◆ **DATA PROVIDED**
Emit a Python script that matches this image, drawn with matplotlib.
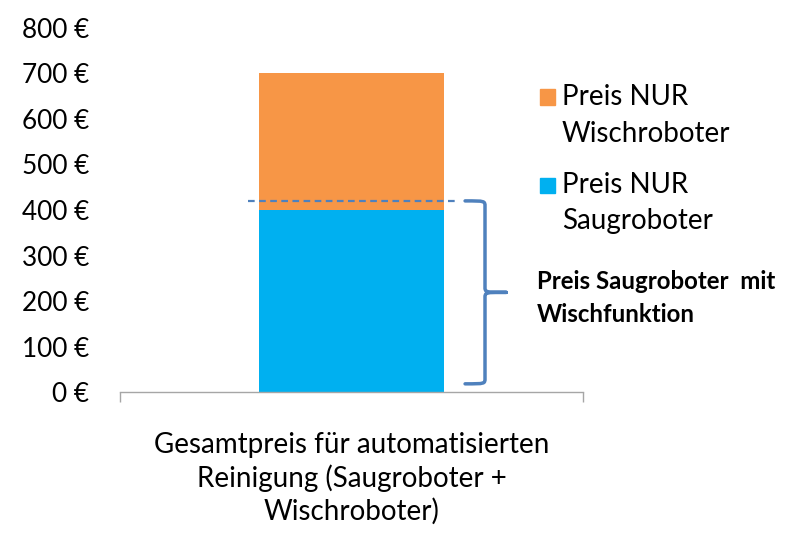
import matplotlib
matplotlib.use("Agg")
import matplotlib.pyplot as plt
from matplotlib.path import Path
from matplotlib.patches import PathPatch, Rectangle

categories = ["Gesamtpreis für automatisierten\nReinigung (Saugroboter +\nWischroboter)"]
saug_values = [400]
wisch_values = [300]
series_labels = ["Preis NUR\nSaugroboter", "Preis NUR\nWischroboter"]
yticks = [0, 100, 200, 300, 400, 500, 600, 700, 800]
ytick_labels = [f"{v} €" for v in yticks]
combo_price = 420
brace_label = "Preis Saugroboter  mit\nWischfunktion"

FONT = "Lato"
plt.rcParams['font.family'] = [FONT, 'DejaVu Sans']

c_orange = "#F79646"
c_blue = "#00B0F0"
c_line = "#4F81BD"

W, H = 800, 533
fig = plt.figure(figsize=(8, 5.33), dpi=100)
ax = fig.add_axes([0.15, 0.2645, 0.579, 0.683])

x = [0]
ax.bar(x, saug_values, width=0.4, color=c_blue, label=series_labels[0])
ax.bar(x, wisch_values, width=0.4, bottom=saug_values, color=c_orange, label=series_labels[1])

ax.set_xlim(-0.5, 0.5)
ax.set_ylim(0, 800)
ax.set_yticks(yticks)
ax.set_yticklabels(ytick_labels, fontsize=18.8, color="#000000")
ax.tick_params(axis='y', length=0, pad=22)
ax.set_xticks([])
ax.set_xticks([-0.5, 0.5], minor=True)
ax.tick_params(axis='x', which='minor', length=7.5, color="#A6A6A6", width=1, direction='out')
for s in ['top', 'right', 'left']:
    ax.spines[s].set_visible(False)
ax.spines['bottom'].set_color("#A6A6A6")
ax.spines['bottom'].set_linewidth(1)

ax.set_xlabel(categories[0], fontsize=20, linespacing=1.27, labelpad=18)

# dashed line
ax.plot([-0.2235, 0.2235], [combo_price, combo_price], ls=(0, (3, 2)), color=c_line, lw=1.6)

# brace
xl, xm, xt = 0.245, 0.288, 0.334
top, bot = combo_price, 18
mid = (top + bot) / 2
r = 12
verts = [
    (xl, top), (xm, top), (xm, top), (xm, top - r),
    (xm, mid + r),
    (xm, mid), (xm, mid), (xt, mid),
    (xm, mid), (xm, mid), (xm, mid - r),
    (xm, bot + r),
    (xm, bot), (xm, bot), (xl, bot),
]
codes = [Path.MOVETO, Path.CURVE4, Path.CURVE4, Path.CURVE4,
         Path.LINETO,
         Path.CURVE4, Path.CURVE4, Path.CURVE4,
         Path.CURVE4, Path.CURVE4, Path.CURVE4,
         Path.LINETO,
         Path.CURVE4, Path.CURVE4, Path.CURVE4]
ax.add_patch(PathPatch(Path(verts, codes), fill=False, edgecolor=c_line, lw=2.5, clip_on=False,
                       capstyle='round', joinstyle='round'))

fig.text(537 / W, 1 - 298 / H, brace_label, fontsize=17.3, fontweight='bold',
         ha='left', va='center', linespacing=1.5)

# legend (manual, Excel style: marker aligned with first line)
legend_items = [(series_labels[1], c_orange, 97), (series_labels[0], c_blue, 185)]
for label, col, yc in legend_items:
    fig.patches.append(Rectangle((540 / W, 1 - (yc + 7.5) / H), 15 / W, 15 / H,
                                 transform=fig.transFigure, color=col, figure=fig))
    fig.text(562 / W, 1 - (yc - 13) / H, label, fontsize=20, ha='left', va='top',
             linespacing=1.5)

fig.savefig("out.png", dpi=100)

◆ **OBJECTIVE**
Repeat the material above verbatim, with no pictures in the output.

◆ **THE REPLY**
Emit a Python script that matches this image, drawn with matplotlib.
import matplotlib
matplotlib.use("Agg")
import matplotlib.pyplot as plt
from matplotlib.path import Path
from matplotlib.patches import PathPatch, Rectangle

categories = ["Gesamtpreis für automatisierten\nReinigung (Saugroboter +\nWischroboter)"]
saug_values = [400]
wisch_values = [300]
series_labels = ["Preis NUR\nSaugroboter", "Preis NUR\nWischroboter"]
yticks = [0, 100, 200, 300, 400, 500, 600, 700, 800]
ytick_labels = [f"{v} €" for v in yticks]
combo_price = 420
brace_label = "Preis Saugroboter  mit\nWischfunktion"

FONT = "Lato"
plt.rcParams['font.family'] = [FONT, 'DejaVu Sans']

c_orange = "#F79646"
c_blue = "#00B0F0"
c_line = "#4F81BD"

W, H = 800, 533
fig = plt.figure(figsize=(8, 5.33), dpi=100)
ax = fig.add_axes([0.15, 0.2645, 0.579, 0.683])

x = [0]
ax.bar(x, saug_values, width=0.4, color=c_blue, label=series_labels[0])
ax.bar(x, wisch_values, width=0.4, bottom=saug_values, color=c_orange, label=series_labels[1])

ax.set_xlim(-0.5, 0.5)
ax.set_ylim(0, 800)
ax.set_yticks(yticks)
ax.set_yticklabels(ytick_labels, fontsize=18.8, color="#000000")
ax.tick_params(axis='y', length=0, pad=22)
ax.set_xticks([])
ax.set_xticks([-0.5, 0.5], minor=True)
ax.tick_params(axis='x', which='minor', length=7.5, color="#A6A6A6", width=1, direction='out')
for s in ['top', 'right', 'left']:
    ax.spines[s].set_visible(False)
ax.spines['bottom'].set_color("#A6A6A6")
ax.spines['bottom'].set_linewidth(1)

ax.set_xlabel(categories[0], fontsize=20, linespacing=1.27, labelpad=18)

# dashed line
ax.plot([-0.2235, 0.2235], [combo_price, combo_price], ls=(0, (3, 2)), color=c_line, lw=1.6)

# brace
xl, xm, xt = 0.245, 0.288, 0.334
top, bot = combo_price, 18
mid = (top + bot) / 2
r = 12
verts = [
    (xl, top), (xm, top), (xm, top), (xm, top - r),
    (xm, mid + r),
    (xm, mid), (xm, mid), (xt, mid),
    (xm, mid), (xm, mid), (xm, mid - r),
    (xm, bot + r),
    (xm, bot), (xm, bot), (xl, bot),
]
codes = [Path.MOVETO, Path.CURVE4, Path.CURVE4, Path.CURVE4,
         Path.LINETO,
         Path.CURVE4, Path.CURVE4, Path.CURVE4,
         Path.CURVE4, Path.CURVE4, Path.CURVE4,
         Path.LINETO,
         Path.CURVE4, Path.CURVE4, Path.CURVE4]
ax.add_patch(PathPatch(Path(verts, codes), fill=False, edgecolor=c_line, lw=2.5, clip_on=False,
                       capstyle='round', joinstyle='round'))

fig.text(537 / W, 1 - 298 / H, brace_label, fontsize=17.3, fontweight='bold',
         ha='left', va='center', linespacing=1.5)

# legend (manual, Excel style: marker aligned with first line)
legend_items = [(series_labels[1], c_orange, 97), (series_labels[0], c_blue, 185)]
for label, col, yc in legend_items:
    fig.patches.append(Rectangle((540 / W, 1 - (yc + 7.5) / H), 15 / W, 15 / H,
                                 transform=fig.transFigure, color=col, figure=fig))
    fig.text(562 / W, 1 - (yc - 13) / H, label, fontsize=20, ha='left', va='top',
             linespacing=1.5)

fig.savefig("out.png", dpi=100)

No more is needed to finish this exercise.